The SBSM curriculum includes thirty lessons, which promote student mastery of various physical tasks. Workout sessions take place at 4-6 “stations” where different equipment is provided to help a particular physical activity (lower-body strength, core/upper-body strength, coordination, etc.). Student groups rotate from station to station during each P.E. class. Equipment includes balls, cones, free-weights, jumping ropes, exercise mats, agility ladders, and marking tape.
Teachers interviewed for the UCLA study rated the SBSM curriculum as “highly effective.” Also, more than half of surveyed students concluded that SBSM was either “extremely effective” or “quite effective.” Such changes in behavior and attitudes corroborate previous anecdotal comments by students.
Angel Zazueta is a student who went through the SBSM program at a school not in the study. Admitting that he was overweight and out of shape prior to the program, he found that as he went through SBSM’s curriculum, “Each month I started to get stronger and more motivated.” Further, Angel found: “With this [SBSM] fitness center, it helped me grow mentally because I noticed when I worked out I set goals for myself. By achieving them, it helped a lot to boost my self-esteem. It has motivated me to be a better person each day.”

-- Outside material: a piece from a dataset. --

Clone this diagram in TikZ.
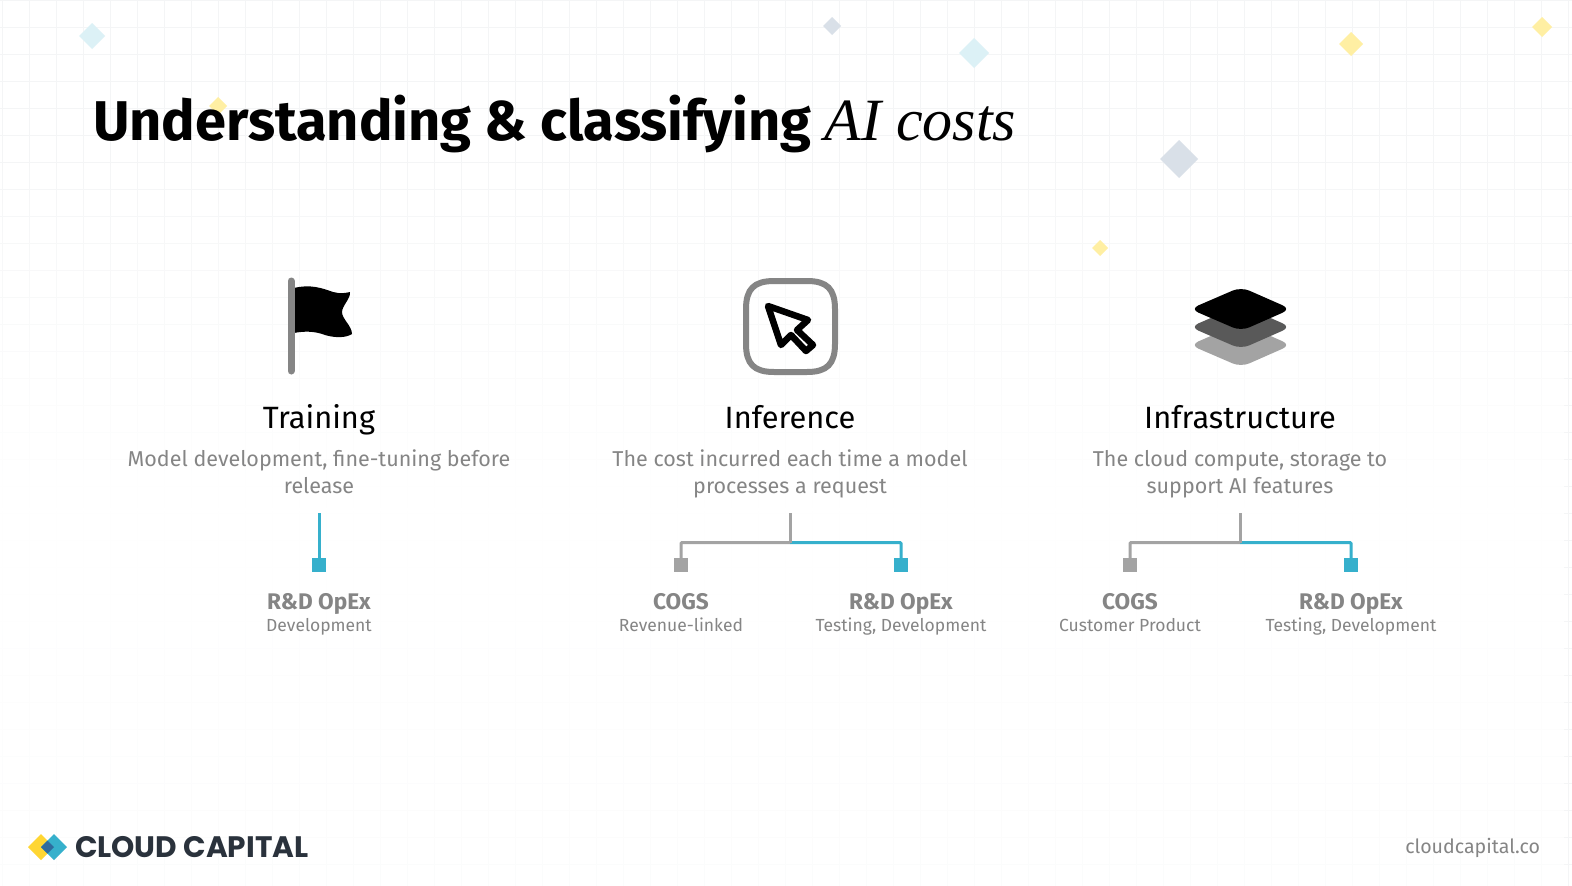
\documentclass[tikz,border=0pt]{standalone}
\usepackage{fontspec}
\setmainfont{Fira Sans}
\newfontfamily\logofont{Poppins}
\newfontfamily\titleital{Liberation Serif}
\usetikzlibrary{positioning,fadings}
\definecolor{ink}{HTML}{000000}
\definecolor{mute}{HTML}{858585}
\definecolor{teal}{HTML}{36B0CC}
\definecolor{stone}{HTML}{A3A3A3}
\definecolor{gridl}{HTML}{F4F5F6}
\definecolor{sky}{HTML}{DCF1F6}
\definecolor{sun}{HTML}{FFEFA3}
\definecolor{mist}{HTML}{D9E0E8}
\definecolor{slate}{HTML}{2A323C}
\definecolor{logosun}{HTML}{FFD633}
\definecolor{logodeep}{HTML}{2F6B9E}
\tikzfading[name=gridfade,top color=transparent!100,bottom color=transparent!30,middle color=transparent!0]
\begin{document}
\begin{tikzpicture}[x=1pt,y=-1pt,
  every node/.style={inner sep=0pt,outer sep=0pt},
  heading/.style={font=\fontsize{30.8}{34}\selectfont,text=ink,anchor=center,text height=24pt,text depth=7pt},
  blurb/.style={font=\fontsize{21.5}{27}\selectfont,text=mute,align=center,below=15pt of #1,execute at begin node=\strut},
  kind/.style={font=\fontsize{22.6}{24}\selectfont\bfseries,text=mute,anchor=center,text height=17pt,text depth=5pt},
  detail/.style={font=\fontsize{17.5}{20}\selectfont,text=mute,anchor=center,text height=14pt,text depth=4pt},
  sq/.style={minimum size=14pt,fill=#1},
  wire/.style={line width=3pt,draw=#1,rounded corners=1pt}]
\useasboundingbox (0,0) rectangle (1572,886);
\fill[white] (0,0) rectangle (1572,886);
% backdrop grid
\foreach \gx in {0,...,58} \draw[gridl,line width=1pt] (\gx*27+2,0) -- (\gx*27+2,886);
\foreach \gy in {0,...,32} \draw[gridl,line width=1pt] (0,\gy*27) -- (1572,\gy*27);
\fill[white,path fading=gridfade] (0,130) rectangle (1572,886);
% scattered diamonds
\foreach \dx/\dy/\dr/\dc in {92/36/13/sky,832/26/9/mist,974/53/15/sky,1351/44/12/sun,1542/27/10/sun,1179/159/19/mist,1100/248/8/sun,218/106/9/sun}
  \fill[\dc] (\dx-\dr,\dy) -- (\dx,\dy-\dr) -- (\dx+\dr,\dy) -- (\dx,\dy+\dr) -- cycle;
% title
\node[anchor=base west,font=\fontsize{56}{60}\selectfont\bfseries,text=ink] (title) at (93,140) {Understanding \& classifying {\titleital\fontsize{60}{60}\selectfont\mdseries\itshape AI costs}};
% flag
\fill[ink] (294,288) .. controls (310,284) and (322,288) .. (333,292) .. controls (340,294) and (346,293) .. (350,292) .. controls (351,298) and (342,306) .. (342,312) .. controls (342,319) and (352,326) .. (352,334) .. controls (346,338) and (335,338) .. (325,335) .. controls (315,331) and (304,331) .. (294,333) -- cycle;
\draw[mute,line width=7pt,line cap=round] (291,281) -- (291,371);
% cursor box
\draw[mute,line width=6pt] (774,281) -- (807,281) .. controls (827,281) and (835,289) .. (835,309) -- (835,344) .. controls (835,364) and (827,372) .. (807,372) -- (774,372) .. controls (754,372) and (746,364) .. (746,344) -- (746,309) .. controls (746,289) and (754,281) .. (774,281) -- cycle;
\draw[ink,line width=6.5pt,line join=round] (768,306) -- (808,320) -- (797,330) -- (813,345) -- (806,351) -- (791,335) -- (781,345) -- cycle;
% layers
\fill[stone,rounded corners=9pt] (1190,345) -- (1241,323) -- (1291,345) -- (1241,367) -- cycle;
\fill[black!65,rounded corners=9pt] (1190,327) -- (1241,305) -- (1291,327) -- (1241,349) -- cycle;
\fill[ink,rounded corners=9pt] (1190,309) -- (1241,287) -- (1291,309) -- (1241,331) -- cycle;
% training
\node[heading] (train) at (319,419.5) {Training};
\node[blurb=train] (traintext) {Model development, fine-tuning before\\release};
\coordinate (trainstem) at (319,513);
\node[sq=teal] (trainbox) at (319,565) {};
\node[kind] (trainkind) at (319,603) {R\&D OpEx};
\node[detail] (traindetail) at (319,626) {Development};
\draw[wire=teal] (trainstem) -- (trainbox);
% inference
\node[heading] (infer) at (790,419.5) {Inference};
\node[blurb=infer] (infertext) {The cost incurred each time a model\\processes a request};
\coordinate (inferstem) at (790,513);
\coordinate (inferjoin) at (790,542.5);
\node[sq=stone] (inferleft) at (681,565) {};
\node[sq=teal] (inferright) at (901,565) {};
\node[kind] (inferkinda) at (681,603) {COGS};
\node[detail] (inferdeta) at (681,626) {Revenue-linked};
\node[kind] (inferkindb) at (901,603) {R\&D OpEx};
\node[detail] (inferdetb) at (901,626) {Testing, Development};
\draw[wire=teal] (inferjoin) -| (inferright);
\draw[wire=stone] (inferjoin) -| (inferleft);
\draw[wire=stone] (inferstem) -- (inferjoin);
% infrastructure
\node[heading] (infra) at (1240,419.5) {Infrastructure};
\node[blurb=infra] (infratext) {The cloud compute, storage to\\support AI features};
\coordinate (infrastem) at (1240,513);
\coordinate (infrajoin) at (1240,542.5);
\node[sq=stone] (infraleft) at (1130,565) {};
\node[sq=teal] (infraright) at (1351,565) {};
\node[kind] (infrakinda) at (1130,603) {COGS};
\node[detail] (infradeta) at (1130,626) {Customer Product};
\node[kind] (infrakindb) at (1351,603) {R\&D OpEx};
\node[detail] (infradetb) at (1351,626) {Testing, Development};
\draw[wire=teal] (infrajoin) -| (infraright);
\draw[wire=stone] (infrajoin) -| (infraleft);
\draw[wire=stone] (infrastem) -- (infrajoin);
% footer
\fill[logosun] (28,847) -- (41,834) -- (54,847) -- (41,860) -- cycle;
\fill[teal] (41,847) -- (54,834) -- (67,847) -- (54,860) -- cycle;
\fill[logodeep] (41,847) -- (47.5,840.5) -- (54,847) -- (47.5,853.5) -- cycle;
\node[anchor=west,font=\logofont\fontsize{29.6}{34}\selectfont\bfseries,text=slate] (logo) at (75,847) {CLOUD CAPITAL};
\node[anchor=base east,font=\fontsize{19.6}{24}\selectfont,text=mute] (site) at (1540,853) {cloudcapital.co};
\end{tikzpicture}
\end{document}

Angel’s comment underscores the conclusion of the UCLA study that schools must adopt physical education curricula “that target not only the bodies but also the minds of their students, building confidence, self-esteem, as well as physical ability.” “The promising results of this [SBSM] intervention,” notes the study, “imply that it may be a right step towards this direction,” which should give hope to children fighting obesity and the doctors who are trying to help them.